Starting with the first line of the data below, copy each line up to and including the one containing "cx, cy, R = 587, 436, 171". Pictures stay out.

---

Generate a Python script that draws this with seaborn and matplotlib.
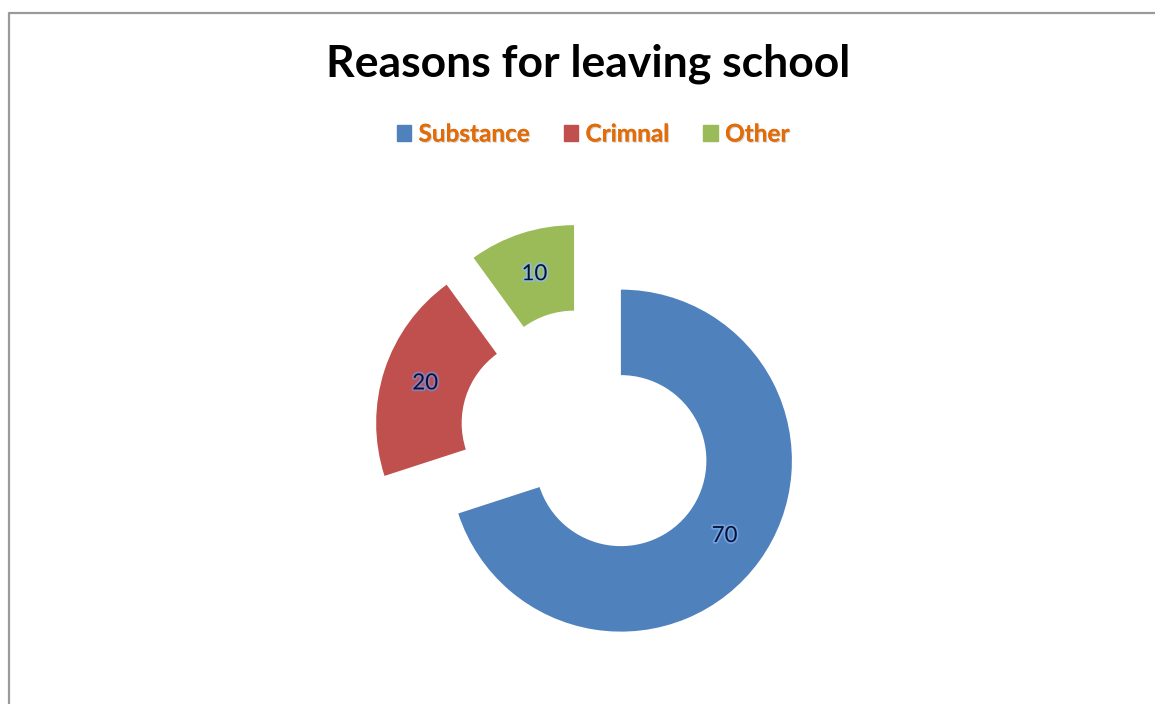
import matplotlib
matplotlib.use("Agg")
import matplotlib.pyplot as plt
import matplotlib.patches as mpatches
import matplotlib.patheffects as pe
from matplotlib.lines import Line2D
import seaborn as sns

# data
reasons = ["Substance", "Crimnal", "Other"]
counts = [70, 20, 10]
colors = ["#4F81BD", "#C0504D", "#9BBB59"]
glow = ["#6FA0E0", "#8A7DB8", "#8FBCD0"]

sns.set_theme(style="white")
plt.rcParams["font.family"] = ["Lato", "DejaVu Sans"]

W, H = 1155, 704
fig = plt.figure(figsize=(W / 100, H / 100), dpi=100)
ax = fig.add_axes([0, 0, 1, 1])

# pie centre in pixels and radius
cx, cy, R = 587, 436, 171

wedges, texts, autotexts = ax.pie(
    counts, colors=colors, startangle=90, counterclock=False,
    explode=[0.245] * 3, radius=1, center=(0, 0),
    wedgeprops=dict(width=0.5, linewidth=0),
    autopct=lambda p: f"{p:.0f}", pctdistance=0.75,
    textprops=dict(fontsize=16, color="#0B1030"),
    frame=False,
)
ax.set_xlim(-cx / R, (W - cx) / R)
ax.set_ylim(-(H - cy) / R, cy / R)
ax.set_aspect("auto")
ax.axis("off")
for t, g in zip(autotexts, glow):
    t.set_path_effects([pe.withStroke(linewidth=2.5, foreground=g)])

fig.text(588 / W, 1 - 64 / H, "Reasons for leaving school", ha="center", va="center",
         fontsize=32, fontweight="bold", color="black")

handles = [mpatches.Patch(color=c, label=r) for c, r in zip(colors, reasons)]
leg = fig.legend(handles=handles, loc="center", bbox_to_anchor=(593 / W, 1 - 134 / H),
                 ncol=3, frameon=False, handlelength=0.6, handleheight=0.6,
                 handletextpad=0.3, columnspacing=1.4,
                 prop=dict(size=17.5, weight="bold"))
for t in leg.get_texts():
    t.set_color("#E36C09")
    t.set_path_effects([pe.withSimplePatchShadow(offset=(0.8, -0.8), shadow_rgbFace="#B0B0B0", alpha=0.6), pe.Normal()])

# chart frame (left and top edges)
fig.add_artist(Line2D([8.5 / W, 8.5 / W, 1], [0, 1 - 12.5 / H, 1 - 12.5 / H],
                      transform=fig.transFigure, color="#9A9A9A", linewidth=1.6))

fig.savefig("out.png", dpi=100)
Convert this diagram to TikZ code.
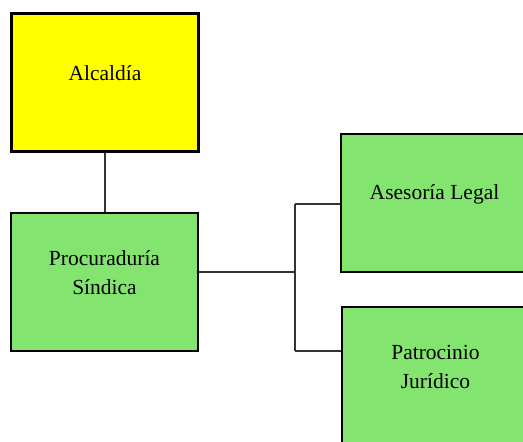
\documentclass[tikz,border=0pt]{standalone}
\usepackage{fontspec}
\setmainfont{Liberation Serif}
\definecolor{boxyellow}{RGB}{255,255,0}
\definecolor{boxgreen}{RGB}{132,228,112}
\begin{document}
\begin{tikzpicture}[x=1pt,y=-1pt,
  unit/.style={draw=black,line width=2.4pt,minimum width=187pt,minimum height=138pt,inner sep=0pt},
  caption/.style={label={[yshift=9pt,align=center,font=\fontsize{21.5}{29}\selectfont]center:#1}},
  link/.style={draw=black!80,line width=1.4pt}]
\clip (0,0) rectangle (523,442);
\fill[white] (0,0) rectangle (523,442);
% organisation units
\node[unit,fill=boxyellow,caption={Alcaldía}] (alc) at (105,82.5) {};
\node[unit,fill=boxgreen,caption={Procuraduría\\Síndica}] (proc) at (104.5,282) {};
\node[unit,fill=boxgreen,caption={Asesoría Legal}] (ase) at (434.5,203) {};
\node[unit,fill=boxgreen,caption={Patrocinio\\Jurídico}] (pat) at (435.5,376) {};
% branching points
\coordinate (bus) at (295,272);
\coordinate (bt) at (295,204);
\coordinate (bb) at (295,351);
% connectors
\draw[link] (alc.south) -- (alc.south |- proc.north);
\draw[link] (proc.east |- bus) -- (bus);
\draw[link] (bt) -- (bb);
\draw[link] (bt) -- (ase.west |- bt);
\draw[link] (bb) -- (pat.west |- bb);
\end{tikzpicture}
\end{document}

---

• Solution to the exercise
Generate a Python script that draws this with seaborn and matplotlib.
import matplotlib
matplotlib.use("Agg")
import matplotlib.pyplot as plt
import matplotlib.patches as mpatches
import matplotlib.patheffects as pe
from matplotlib.lines import Line2D
import seaborn as sns

# data
reasons = ["Substance", "Crimnal", "Other"]
counts = [70, 20, 10]
colors = ["#4F81BD", "#C0504D", "#9BBB59"]
glow = ["#6FA0E0", "#8A7DB8", "#8FBCD0"]

sns.set_theme(style="white")
plt.rcParams["font.family"] = ["Lato", "DejaVu Sans"]

W, H = 1155, 704
fig = plt.figure(figsize=(W / 100, H / 100), dpi=100)
ax = fig.add_axes([0, 0, 1, 1])

# pie centre in pixels and radius
cx, cy, R = 587, 436, 171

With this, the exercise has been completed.